OGDEN -- Peter Cooke maintains that Hill Air Force Base is in jeopardy of losing more jobs -- and future business developments on base aren't enough to stop it from happening.
Cooke, the Democratic Party candidate for governor, says Hill has been in a vulnerable position since the Air Force initiated a restructuring plan to increase efficiency and save about $109 million annually earlier this year.
Hill was part of that restructuring, and on July 17, the Ogden Air Logistics Center was reorganized and redesignated the Ogden Air Logistics Complex. The transition resulted in the loss of 159 military jobs at Hill, and the management of the Air Logistics Complex now reports to Tinker Air Force Base.
Cooke said state leaders, specifically current Gov. Gary Herbert, haven't been proactive enough in campaigning for the base.
He said that as a retired two-star general in the U.S. Army Reserves, he has the military experience and expertise to negotiate with Air Force officials.

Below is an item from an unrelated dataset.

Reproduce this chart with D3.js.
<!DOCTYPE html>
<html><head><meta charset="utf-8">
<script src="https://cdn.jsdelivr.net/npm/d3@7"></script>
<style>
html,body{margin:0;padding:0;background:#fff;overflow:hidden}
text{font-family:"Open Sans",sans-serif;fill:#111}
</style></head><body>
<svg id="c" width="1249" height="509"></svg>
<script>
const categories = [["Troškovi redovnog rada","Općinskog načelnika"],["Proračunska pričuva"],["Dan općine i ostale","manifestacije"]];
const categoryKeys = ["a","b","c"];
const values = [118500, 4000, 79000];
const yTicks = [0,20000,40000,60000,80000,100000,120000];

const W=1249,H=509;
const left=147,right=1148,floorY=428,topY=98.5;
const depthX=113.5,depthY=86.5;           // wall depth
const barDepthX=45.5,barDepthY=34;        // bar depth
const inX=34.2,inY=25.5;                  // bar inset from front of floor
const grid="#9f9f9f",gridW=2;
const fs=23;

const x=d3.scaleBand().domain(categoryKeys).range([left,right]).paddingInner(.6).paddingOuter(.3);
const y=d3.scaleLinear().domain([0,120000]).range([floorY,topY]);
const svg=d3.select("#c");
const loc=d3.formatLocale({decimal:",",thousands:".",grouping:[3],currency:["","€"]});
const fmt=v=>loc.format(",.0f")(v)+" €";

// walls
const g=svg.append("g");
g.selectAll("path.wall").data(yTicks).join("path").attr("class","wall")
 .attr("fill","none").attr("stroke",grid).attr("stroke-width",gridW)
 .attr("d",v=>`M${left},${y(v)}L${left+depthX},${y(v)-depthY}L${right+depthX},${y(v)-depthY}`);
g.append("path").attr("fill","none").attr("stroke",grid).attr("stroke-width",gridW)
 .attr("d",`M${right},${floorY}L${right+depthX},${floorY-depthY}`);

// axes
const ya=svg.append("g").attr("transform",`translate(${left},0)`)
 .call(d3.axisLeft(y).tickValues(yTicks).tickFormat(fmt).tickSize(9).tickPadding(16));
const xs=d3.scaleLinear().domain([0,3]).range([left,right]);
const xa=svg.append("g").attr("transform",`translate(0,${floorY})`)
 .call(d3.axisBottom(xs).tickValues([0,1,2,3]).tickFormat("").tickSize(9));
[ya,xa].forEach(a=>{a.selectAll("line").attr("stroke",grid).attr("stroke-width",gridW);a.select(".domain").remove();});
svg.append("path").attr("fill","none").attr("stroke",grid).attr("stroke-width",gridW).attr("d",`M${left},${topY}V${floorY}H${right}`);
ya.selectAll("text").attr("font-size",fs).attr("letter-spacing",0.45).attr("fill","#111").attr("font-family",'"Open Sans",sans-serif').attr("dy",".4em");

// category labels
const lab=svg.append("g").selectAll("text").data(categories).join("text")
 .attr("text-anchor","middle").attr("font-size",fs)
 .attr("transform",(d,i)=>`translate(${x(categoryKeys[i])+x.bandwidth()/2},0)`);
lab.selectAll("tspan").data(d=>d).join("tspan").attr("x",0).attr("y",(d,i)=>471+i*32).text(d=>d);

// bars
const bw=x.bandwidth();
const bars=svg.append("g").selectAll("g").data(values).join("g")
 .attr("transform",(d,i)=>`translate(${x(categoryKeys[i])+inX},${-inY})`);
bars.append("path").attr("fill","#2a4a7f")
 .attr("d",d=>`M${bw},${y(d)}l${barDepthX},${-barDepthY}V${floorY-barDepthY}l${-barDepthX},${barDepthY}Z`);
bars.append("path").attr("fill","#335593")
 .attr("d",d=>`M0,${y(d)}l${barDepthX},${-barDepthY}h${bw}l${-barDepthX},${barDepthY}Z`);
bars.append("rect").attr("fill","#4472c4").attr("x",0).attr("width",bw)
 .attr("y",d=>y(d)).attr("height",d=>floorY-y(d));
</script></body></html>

Marty Carpenter, director of communication for Herbert's campaign, said the governor will continue to be a champion for the base and is confident it will thrive based on its strategic military value, not because of politics.
"The assertion that just because someone has a friend at the Pentagon or they know people in the military, that they'll be able to kept the base open is just false," Carpenter said.

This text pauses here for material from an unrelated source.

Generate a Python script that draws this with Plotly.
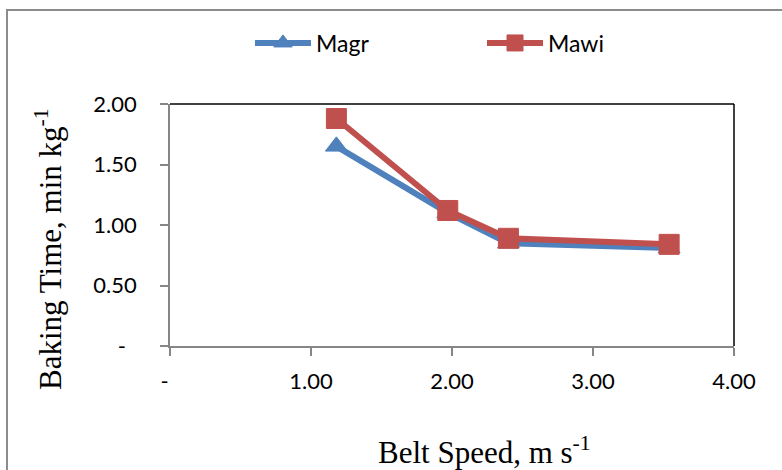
import plotly.graph_objects as go

belt_speed = [1.18, 1.97, 2.40, 3.54]
magr = [1.65, 1.10, 0.85, 0.81]
mawi = [1.88, 1.12, 0.89, 0.84]

x_tickvals = [0, 1, 2, 3, 4]
x_ticktext = ["-\u2002", "1.00", "2.00", "3.00", "4.00"]
y_tickvals = [0, 0.5, 1.0, 1.5, 2.0]
y_ticktext = ["-\u2002", "0.50", "1.00", "1.50", "2.00"]

BLUE = "#4F81BD"
RED = "#C0504D"

fig = go.Figure()
fig.add_trace(go.Scatter(
    x=belt_speed, y=magr, name="Magr", mode="lines+markers",
    line=dict(color=BLUE, width=6),
    marker=dict(symbol="triangle-up", size=19, color=BLUE, line=dict(color=BLUE, width=1)),
    cliponaxis=False,
))
fig.add_trace(go.Scatter(
    x=belt_speed, y=mawi, name="Mawi", mode="lines+markers",
    line=dict(color=RED, width=6),
    marker=dict(symbol="square", size=20, color=RED, line=dict(color=RED, width=1)),
    cliponaxis=False,
))

L, R, T, B = 170, 48, 104, 124
W, H = 782, 470
pw = W - L - R
ph = H - T - B

def px(xp):
    return (xp - L) / pw

def py(yp):
    return (H - B - yp) / ph

fig.update_layout(
    width=W, height=H,
    margin=dict(l=L, r=R, t=T, b=B, pad=0),
    paper_bgcolor="white", plot_bgcolor="white",
    font=dict(family="Lato, 'Open Sans', sans-serif", size=22, color="black"),
    showlegend=True,
    legend=dict(
        orientation="h", x=px(250), xanchor="left", y=py(43), yanchor="middle",
        itemwidth=56, entrywidth=161, entrywidthmode="pixels",
        font=dict(size=23), bgcolor="rgba(0,0,0,0)", tracegroupgap=0,
        itemsizing="trace",
    ),
    xaxis=dict(
        range=[0, 4], tickvals=x_tickvals, ticktext=x_ticktext,
        showgrid=False, zeroline=False, showline=True, linecolor="#868686", linewidth=1.5,
        ticks="outside", ticklen=8, tickcolor="#868686", tickwidth=1.5,
        ticklabelstandoff=7,
    ),
    yaxis=dict(
        range=[0, 2], tickvals=y_tickvals, ticktext=y_ticktext,
        showgrid=False, zeroline=False, showline=True, linecolor="#868686", linewidth=1.5,
        ticks="outside", ticklen=8, tickcolor="#868686", tickwidth=1.5,
        ticklabelstandoff=19,
    ),
    shapes=[
        dict(type="rect", xref="paper", yref="paper",
             x0=px(7), x1=px(800), y0=py(490), y1=py(10),
             line=dict(color="#8C8C8C", width=2), fillcolor="rgba(0,0,0,0)", layer="below"),
        dict(type="line", xref="paper", yref="paper", x0=0, x1=1, y0=1, y1=1,
             line=dict(color="black", width=1.5)),
        dict(type="line", xref="paper", yref="paper", x0=1, x1=1, y0=0, y1=1,
             line=dict(color="black", width=1.5)),
    ],
    annotations=[
        dict(text="Belt Speed, m s<sup>-1</sup>", xref="paper", yref="paper",
             x=px(484), y=py(450), xanchor="center", yanchor="middle", showarrow=False,
             font=dict(family="'Liberation Serif', 'Times New Roman', serif", size=31, color="black")),
        dict(text="Baking Time, min kg<sup>-1</sup>", xref="paper", yref="paper",
             x=px(48), y=py(249), xanchor="center", yanchor="middle", showarrow=False,
             textangle=-90,
             font=dict(family="'Liberation Serif', 'Times New Roman', serif", size=31, color="black")),
    ],
)

fig.write_html("out.html", config={"displayModeBar": False},
               post_script="document.body.style.margin='0';document.body.style.overflow='hidden';")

Cooke said even things like the $1.5 billion Falcon Hill project won't seal Hill's fate as a sustainable organization.
"That's a public-private venture that has to stand on its own," he said of Falcon Hill.

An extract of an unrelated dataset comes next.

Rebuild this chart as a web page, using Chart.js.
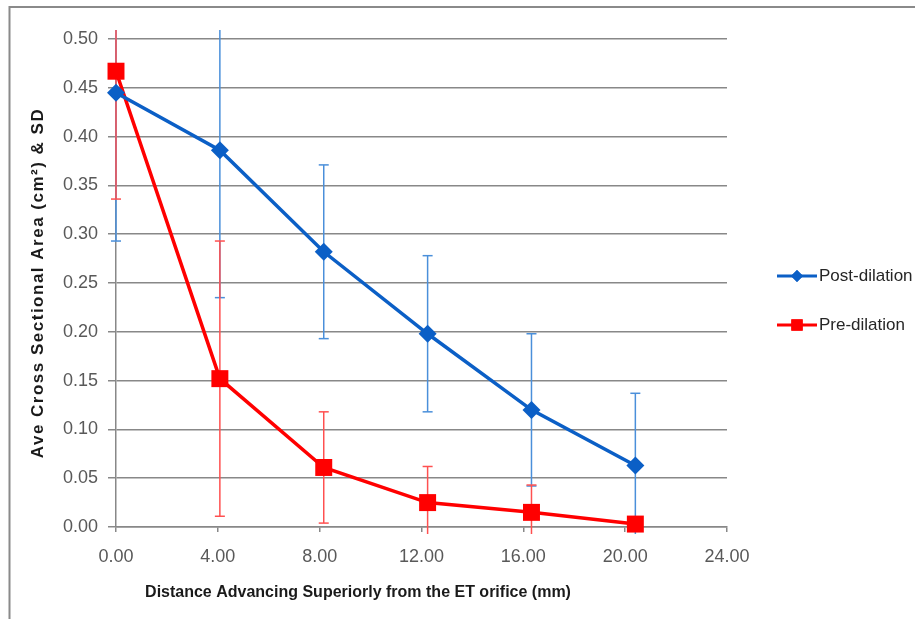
<!DOCTYPE html>
<html>
<head>
<meta charset="utf-8">
<script src="https://cdn.jsdelivr.net/npm/chart.js@4/dist/chart.umd.min.js"></script>
<style>
  html, body { margin: 0; padding: 0; background: #ffffff; }
  #wrap { position: relative; width: 915px; height: 619px; }
</style>
</head>
<body>
<div id="wrap"><canvas id="c" width="915" height="619"></canvas></div>
<script>
// ---- data ----
const distance = [0, 4.08, 8.16, 12.24, 16.32, 20.4];
const postDilation = [0.445, 0.386, 0.282, 0.198, 0.120, 0.063];
const postDilationSD = [0.152, 0.151, 0.089, 0.080, 0.078, 0.074];
const preDilation = [0.467, 0.152, 0.061, 0.025, 0.015, 0.003];
const preDilationSD = [0.131, 0.141, 0.057, 0.037, 0.028, 0.003];
const seriesNames = ['Post-dilation', 'Pre-dilation'];
const xTitle = 'Distance Advancing Superiorly from the ET orifice (mm)';
const yTitle = 'Ave Cross Sectional Area (cm\u00B2) & SD';

const BLUE = '#0B5FC6';
const BLUE_ERR = '#4A8FDA';
const RED = '#FF0000';
const RED_ERR = '#FF5050';
const GRID = '#888888';
const TICK_TXT = '#595959';

const toPts = (xs, ys) => xs.map((x, i) => ({ x: x, y: ys[i] }));

const errorBars = {
  id: 'errorBars',
  beforeDatasetsDraw(chart) {
    const { ctx, chartArea, scales } = chart;
    const xs = scales.x, ys = scales.y;
    ctx.save();
    ctx.beginPath();
    ctx.rect(chartArea.left - 20, chartArea.top - 9, chartArea.right - chartArea.left + 40, chartArea.bottom - chartArea.top + 16);
    ctx.clip();
    chart.data.datasets.forEach(ds => {
      ctx.strokeStyle = ds.errColor;
      ctx.lineWidth = 1.5;
      ds.data.forEach((p, i) => {
        const sd = ds.sd[i];
        const px = xs.getPixelForValue(p.x);
        const yHi = ys.getPixelForValue(p.y + sd);
        const yLo = ys.getPixelForValue(p.y - sd);
        ctx.beginPath();
        ctx.moveTo(px, yHi);
        ctx.lineTo(px, yLo);
        ctx.stroke();
        [yHi, yLo].forEach(yy => {
          ctx.beginPath();
          ctx.moveTo(px - 5, yy);
          ctx.lineTo(px + 5, yy);
          ctx.stroke();
        });
      });
    });
    ctx.restore();
  }
};

const decor = {
  id: 'decor',
  beforeDraw(chart) {
    const ctx = chart.ctx;
    ctx.save();
    ctx.fillStyle = '#ffffff';
    ctx.fillRect(0, 0, chart.width, chart.height);
    ctx.strokeStyle = '#8a8a8a';
    ctx.lineWidth = 2;
    ctx.beginPath();
    ctx.moveTo(9.5, chart.height);
    ctx.lineTo(9.5, 7);
    ctx.lineTo(chart.width, 7);
    ctx.stroke();
    ctx.restore();
  },
  afterDraw(chart) {
    const ctx = chart.ctx;
    const ca = chart.chartArea;
    ctx.save();
    // x axis title
    ctx.fillStyle = '#1a1a1a';
    ctx.font = 'bold 16px "Liberation Sans", Arial, sans-serif';
    ctx.textAlign = 'center';
    ctx.textBaseline = 'middle';
    ctx.fillText(xTitle, 358, 593);
    // y axis title (rotated)
    ctx.save();
    ctx.translate(38, (ca.top + ca.bottom) / 2);
    ctx.rotate(-Math.PI / 2);
    ctx.font = 'bold 17px "Liberation Sans", Arial, sans-serif';
    if ('letterSpacing' in ctx) ctx.letterSpacing = '1.5px';
    ctx.textAlign = 'center';
    ctx.textBaseline = 'middle';
    ctx.fillText(yTitle, 0, 0);
    ctx.restore();
    // legend
    const items = [
      { y: 276, style: 'rectRot', r: 6 },
      { y: 325, style: 'rect', r: 8 }
    ];
    chart.data.datasets.forEach((ds, i) => {
      const it = items[i];
      ctx.strokeStyle = ds.borderColor;
      ctx.lineWidth = 3;
      ctx.beginPath();
      ctx.moveTo(777, it.y);
      ctx.lineTo(817, it.y);
      ctx.stroke();
      ctx.fillStyle = ds.borderColor;
      Chart.helpers.drawPoint(ctx, { pointStyle: it.style, radius: it.r, rotation: 0, borderWidth: 0 }, 797, it.y);
      ctx.fill();
      ctx.fillStyle = '#262626';
      ctx.font = '17px "Liberation Sans", Arial, sans-serif';
      ctx.textAlign = 'left';
      ctx.textBaseline = 'middle';
      ctx.fillText(ds.label, 819, it.y);
    });
    ctx.restore();
  }
};

new Chart(document.getElementById('c'), {
  type: 'line',
  data: {
    datasets: [
      {
        label: seriesNames[0],
        data: toPts(distance, postDilation),
        sd: postDilationSD,
        errColor: BLUE_ERR,
        borderColor: BLUE,
        backgroundColor: BLUE,
        borderWidth: 3.5,
        pointStyle: 'rectRot',
        pointRadius: 9,
        pointBorderWidth: 0,
        tension: 0,
        clip: false
      },
      {
        label: seriesNames[1],
        data: toPts(distance, preDilation),
        sd: preDilationSD,
        errColor: RED_ERR,
        borderColor: RED,
        backgroundColor: RED,
        borderWidth: 3.5,
        pointStyle: 'rect',
        pointRadius: 12,
        pointBorderWidth: 0,
        tension: 0,
        clip: false
      }
    ]
  },
  options: {
    responsive: false,
    animation: false,
    layout: { padding: { left: 0, top: 39, right: 188, bottom: 0 } },
    plugins: { legend: { display: false }, tooltip: { enabled: false } },
    scales: {
      x: {
        type: 'linear',
        min: 0, max: 24,
        afterFit(s) { s.height = 92; },
        ticks: {
          stepSize: 4,
          padding: 14,
          color: TICK_TXT,
          font: { family: '"Liberation Sans", Arial, sans-serif', size: 18 },
          callback: v => Number(v).toFixed(2),
          maxRotation: 0
        },
        grid: { drawOnChartArea: false, drawTicks: true, tickLength: 5, color: GRID, lineWidth: 1.5 },
        border: { display: true, color: GRID, width: 1.5 }
      },
      y: {
        min: 0, max: 0.5,
        afterFit(s) { s.width = 116; },
        ticks: {
          stepSize: 0.05,
          padding: 10,
          color: TICK_TXT,
          font: { family: '"Liberation Sans", Arial, sans-serif', size: 18 },
          callback: v => Number(v).toFixed(2)
        },
        grid: { color: GRID, lineWidth: 1.5, tickLength: 8 },
        border: { display: true, color: GRID, width: 1.5 }
      }
    }
  },
  plugins: [decor, errorBars]
});
</script>
</body>
</html>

Cooke, who was in Ogden on Monday to speak with the Standard-Examiner's editorial board, said he would give more funding to the Utah Defense Alliance to help bolster Hill's standing.
Cooke also said he's against a bill passed by the Legislature and signed by the governor earlier this year demanding the federal government hand over the Utah public lands by 2014 or face a lawsuit. He said it would cost more than $300 million for Utah to maintain the lands each year.
"The whole land grab proposition that was given to us doesn't make sense," he said. "We have to pay to maintain them and fight fires on them? It won't work."
As a Democratic candidate for governor in Utah, Cooke saids he does feel like an underdog, but feels good about his chances.
"Our state has crossed over before," he said. "And I think that time has come again. I think people are ready to see the one-party system that we have in place come to an end."